### Exercise
Write the data out again exactly, dropping any images it holds.
begin
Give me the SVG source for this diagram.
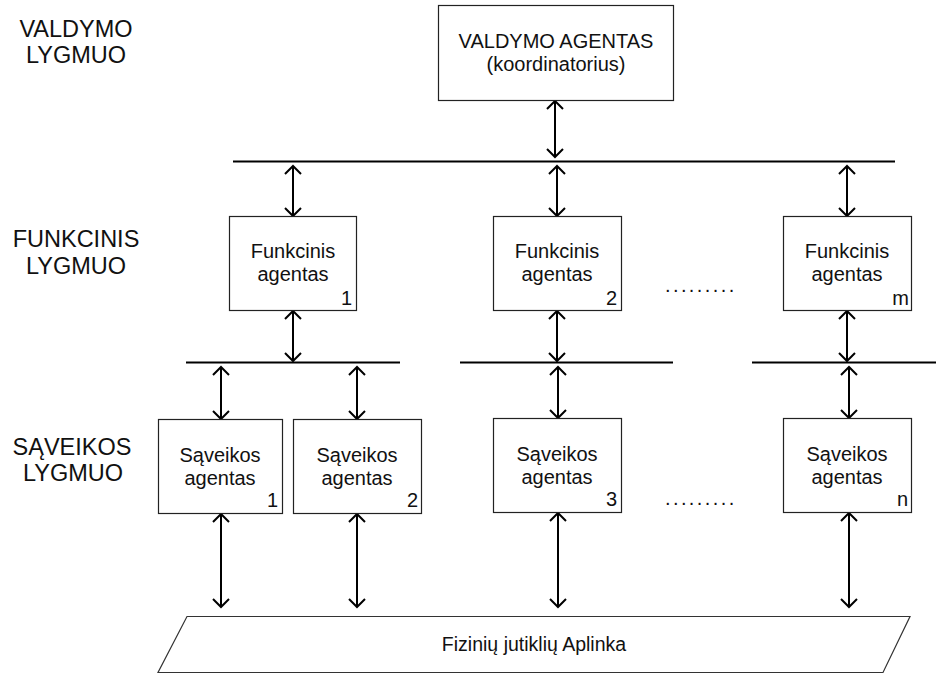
<svg xmlns="http://www.w3.org/2000/svg" width="936" height="675" viewBox="0 0 936 675">
  <style>
    text { font-family: "Liberation Sans", Arial, sans-serif; fill: #111; }
    .lvl { font-size: 23.5px; text-anchor: middle; }
    .lbl { font-size: 20px; text-anchor: middle; }
    .num { font-size: 20px; text-anchor: end; }
    .dots { font-size: 20px; letter-spacing: 2.4px; }
    .box { fill: #fff; stroke: #222; stroke-width: 1.2; }
    .bus { stroke: #000; stroke-width: 2; fill: none; }
    .arr { stroke: #000; stroke-width: 2; fill: none; marker-start: url(#head); marker-end: url(#head); }
  </style>
  <defs>
    <marker id="head" viewBox="-10 -10 20 20" refX="0" refY="0" markerWidth="20" markerHeight="20" markerUnits="userSpaceOnUse" orient="auto-start-reverse">
      <path d="M-8,-8 L0,0 L-8,8" fill="none" stroke="#000" stroke-width="2"/>
    </marker>
  </defs>

  <rect width="936" height="675" fill="#fff"/>

  <!-- level captions -->
  <g id="levels">
    <text class="lvl" x="76" y="37">VALDYMO</text>
    <text class="lvl" x="76" y="63">LYGMUO</text>
    <text class="lvl" x="76" y="247">FUNKCINIS</text>
    <text class="lvl" x="76" y="274">LYGMUO</text>
    <text class="lvl" x="72" y="455">SĄVEIKOS</text>
    <text class="lvl" x="73" y="481">LYGMUO</text>
  </g>

  <!-- buses and connectors -->
  <g id="connectors">
    <line class="bus" x1="233" y1="161.5" x2="895" y2="161.5"/>
    <line class="bus" x1="186" y1="362.5" x2="400" y2="362.5"/>
    <line class="bus" x1="460" y1="362.5" x2="673" y2="362.5"/>
    <line class="bus" x1="752" y1="362.5" x2="936" y2="362.5"/>

    <line class="arr" x1="555" y1="101" x2="555" y2="157"/>

    <line class="arr" x1="293" y1="166" x2="293" y2="216"/>
    <line class="arr" x1="557" y1="166" x2="557" y2="216"/>
    <line class="arr" x1="847" y1="166" x2="847" y2="216"/>

    <line class="arr" x1="293" y1="311" x2="293" y2="361"/>
    <line class="arr" x1="557" y1="311" x2="557" y2="361"/>
    <line class="arr" x1="847" y1="311" x2="847" y2="361"/>

    <line class="arr" x1="221" y1="367" x2="221" y2="419"/>
    <line class="arr" x1="357" y1="367" x2="357" y2="419"/>
    <line class="arr" x1="558" y1="367" x2="558" y2="418"/>
    <line class="arr" x1="849" y1="367" x2="849" y2="418"/>

    <line class="arr" x1="221" y1="514" x2="221" y2="607"/>
    <line class="arr" x1="357" y1="514" x2="357" y2="607"/>
    <line class="arr" x1="558" y1="513" x2="558" y2="607"/>
    <line class="arr" x1="849" y1="513" x2="849" y2="607"/>
  </g>

  <g id="valdymo-agentas">
    <rect class="box" x="438.5" y="5.5" width="235" height="95"/>
    <text class="lbl" x="556" y="48">VALDYMO AGENTAS</text>
    <text class="lbl" x="556" y="71">(koordinatorius)</text>
  </g>

  <g id="funkcinis-1">
    <rect class="box" x="229.5" y="216.5" width="127" height="94"/>
    <text class="lbl" x="293" y="258">Funkcinis</text>
    <text class="lbl" x="293" y="281">agentas</text>
    <text class="num" x="352" y="305">1</text>
  </g>
  <g id="funkcinis-2">
    <rect class="box" x="493.5" y="216.5" width="128" height="94"/>
    <text class="lbl" x="557" y="258">Funkcinis</text>
    <text class="lbl" x="557" y="281">agentas</text>
    <text class="num" x="617" y="305">2</text>
  </g>
  <text class="dots" x="665" y="292">.........</text>
  <g id="funkcinis-m">
    <rect class="box" x="783.5" y="216.5" width="128" height="94"/>
    <text class="lbl" x="847" y="258">Funkcinis</text>
    <text class="lbl" x="847" y="281">agentas</text>
    <text class="num" x="909" y="305">m</text>
  </g>

  <g id="saveikos-1">
    <rect class="box" x="158.5" y="419.5" width="124" height="94"/>
    <text class="lbl" x="220" y="462">Sąveikos</text>
    <text class="lbl" x="220" y="485">agentas</text>
    <text class="num" x="278" y="507">1</text>
  </g>
  <g id="saveikos-2">
    <rect class="box" x="293.5" y="419.5" width="128" height="94"/>
    <text class="lbl" x="357" y="462">Sąveikos</text>
    <text class="lbl" x="357" y="485">agentas</text>
    <text class="num" x="418" y="507">2</text>
  </g>
  <g id="saveikos-3">
    <rect class="box" x="493.5" y="418.5" width="128" height="94"/>
    <text class="lbl" x="557" y="461">Sąveikos</text>
    <text class="lbl" x="557" y="484">agentas</text>
    <text class="num" x="617" y="506">3</text>
  </g>
  <text class="dots" x="665" y="505">.........</text>
  <g id="saveikos-n">
    <rect class="box" x="783.5" y="418.5" width="128" height="94"/>
    <text class="lbl" x="847" y="461">Sąveikos</text>
    <text class="lbl" x="847" y="484">agentas</text>
    <text class="num" x="908" y="506">n</text>
  </g>

  <g id="aplinka">
    <polygon points="187,616.5 910,616.5 883,672.5 158,672.5" fill="#fff" stroke="#333" stroke-width="1.2"/>
    <text class="lbl" x="534" y="651" style="font-size:19.5px">Fizinių jutiklių Aplinka</text>
  </g>
</svg>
end
### Output of the exercise
Give me the SVG source for this diagram.
<svg xmlns="http://www.w3.org/2000/svg" width="936" height="675" viewBox="0 0 936 675">
  <style>
    text { font-family: "Liberation Sans", Arial, sans-serif; fill: #111; }
    .lvl { font-size: 23.5px; text-anchor: middle; }
    .lbl { font-size: 20px; text-anchor: middle; }
    .num { font-size: 20px; text-anchor: end; }
    .dots { font-size: 20px; letter-spacing: 2.4px; }
    .box { fill: #fff; stroke: #222; stroke-width: 1.2; }
    .bus { stroke: #000; stroke-width: 2; fill: none; }
    .arr { stroke: #000; stroke-width: 2; fill: none; marker-start: url(#head); marker-end: url(#head); }
  </style>
  <defs>
    <marker id="head" viewBox="-10 -10 20 20" refX="0" refY="0" markerWidth="20" markerHeight="20" markerUnits="userSpaceOnUse" orient="auto-start-reverse">
      <path d="M-8,-8 L0,0 L-8,8" fill="none" stroke="#000" stroke-width="2"/>
    </marker>
  </defs>

  <rect width="936" height="675" fill="#fff"/>

  <!-- level captions -->
  <g id="levels">
    <text class="lvl" x="76" y="37">VALDYMO</text>
    <text class="lvl" x="76" y="63">LYGMUO</text>
    <text class="lvl" x="76" y="247">FUNKCINIS</text>
    <text class="lvl" x="76" y="274">LYGMUO</text>
    <text class="lvl" x="72" y="455">SĄVEIKOS</text>
    <text class="lvl" x="73" y="481">LYGMUO</text>
  </g>

  <!-- buses and connectors -->
  <g id="connectors">
    <line class="bus" x1="233" y1="161.5" x2="895" y2="161.5"/>
    <line class="bus" x1="186" y1="362.5" x2="400" y2="362.5"/>
    <line class="bus" x1="460" y1="362.5" x2="673" y2="362.5"/>
    <line class="bus" x1="752" y1="362.5" x2="936" y2="362.5"/>

    <line class="arr" x1="555" y1="101" x2="555" y2="157"/>

    <line class="arr" x1="293" y1="166" x2="293" y2="216"/>
    <line class="arr" x1="557" y1="166" x2="557" y2="216"/>
    <line class="arr" x1="847" y1="166" x2="847" y2="216"/>

    <line class="arr" x1="293" y1="311" x2="293" y2="361"/>
    <line class="arr" x1="557" y1="311" x2="557" y2="361"/>
    <line class="arr" x1="847" y1="311" x2="847" y2="361"/>

    <line class="arr" x1="221" y1="367" x2="221" y2="419"/>
    <line class="arr" x1="357" y1="367" x2="357" y2="419"/>
    <line class="arr" x1="558" y1="367" x2="558" y2="418"/>
    <line class="arr" x1="849" y1="367" x2="849" y2="418"/>

    <line class="arr" x1="221" y1="514" x2="221" y2="607"/>
    <line class="arr" x1="357" y1="514" x2="357" y2="607"/>
    <line class="arr" x1="558" y1="513" x2="558" y2="607"/>
    <line class="arr" x1="849" y1="513" x2="849" y2="607"/>
  </g>

  <g id="valdymo-agentas">
    <rect class="box" x="438.5" y="5.5" width="235" height="95"/>
    <text class="lbl" x="556" y="48">VALDYMO AGENTAS</text>
    <text class="lbl" x="556" y="71">(koordinatorius)</text>
  </g>

  <g id="funkcinis-1">
    <rect class="box" x="229.5" y="216.5" width="127" height="94"/>
    <text class="lbl" x="293" y="258">Funkcinis</text>
    <text class="lbl" x="293" y="281">agentas</text>
    <text class="num" x="352" y="305">1</text>
  </g>
  <g id="funkcinis-2">
    <rect class="box" x="493.5" y="216.5" width="128" height="94"/>
    <text class="lbl" x="557" y="258">Funkcinis</text>
    <text class="lbl" x="557" y="281">agentas</text>
    <text class="num" x="617" y="305">2</text>
  </g>
  <text class="dots" x="665" y="292">.........</text>
  <g id="funkcinis-m">
    <rect class="box" x="783.5" y="216.5" width="128" height="94"/>
    <text class="lbl" x="847" y="258">Funkcinis</text>
    <text class="lbl" x="847" y="281">agentas</text>
    <text class="num" x="909" y="305">m</text>
  </g>

  <g id="saveikos-1">
    <rect class="box" x="158.5" y="419.5" width="124" height="94"/>
    <text class="lbl" x="220" y="462">Sąveikos</text>
    <text class="lbl" x="220" y="485">agentas</text>
    <text class="num" x="278" y="507">1</text>
  </g>
  <g id="saveikos-2">
    <rect class="box" x="293.5" y="419.5" width="128" height="94"/>
    <text class="lbl" x="357" y="462">Sąveikos</text>
    <text class="lbl" x="357" y="485">agentas</text>
    <text class="num" x="418" y="507">2</text>
  </g>
  <g id="saveikos-3">
    <rect class="box" x="493.5" y="418.5" width="128" height="94"/>
    <text class="lbl" x="557" y="461">Sąveikos</text>
    <text class="lbl" x="557" y="484">agentas</text>
    <text class="num" x="617" y="506">3</text>
  </g>
  <text class="dots" x="665" y="505">.........</text>
  <g id="saveikos-n">
    <rect class="box" x="783.5" y="418.5" width="128" height="94"/>
    <text class="lbl" x="847" y="461">Sąveikos</text>
    <text class="lbl" x="847" y="484">agentas</text>
    <text class="num" x="908" y="506">n</text>
  </g>

  <g id="aplinka">
    <polygon points="187,616.5 910,616.5 883,672.5 158,672.5" fill="#fff" stroke="#333" stroke-width="1.2"/>
    <text class="lbl" x="534" y="651" style="font-size:19.5px">Fizinių jutiklių Aplinka</text>
  </g>
</svg>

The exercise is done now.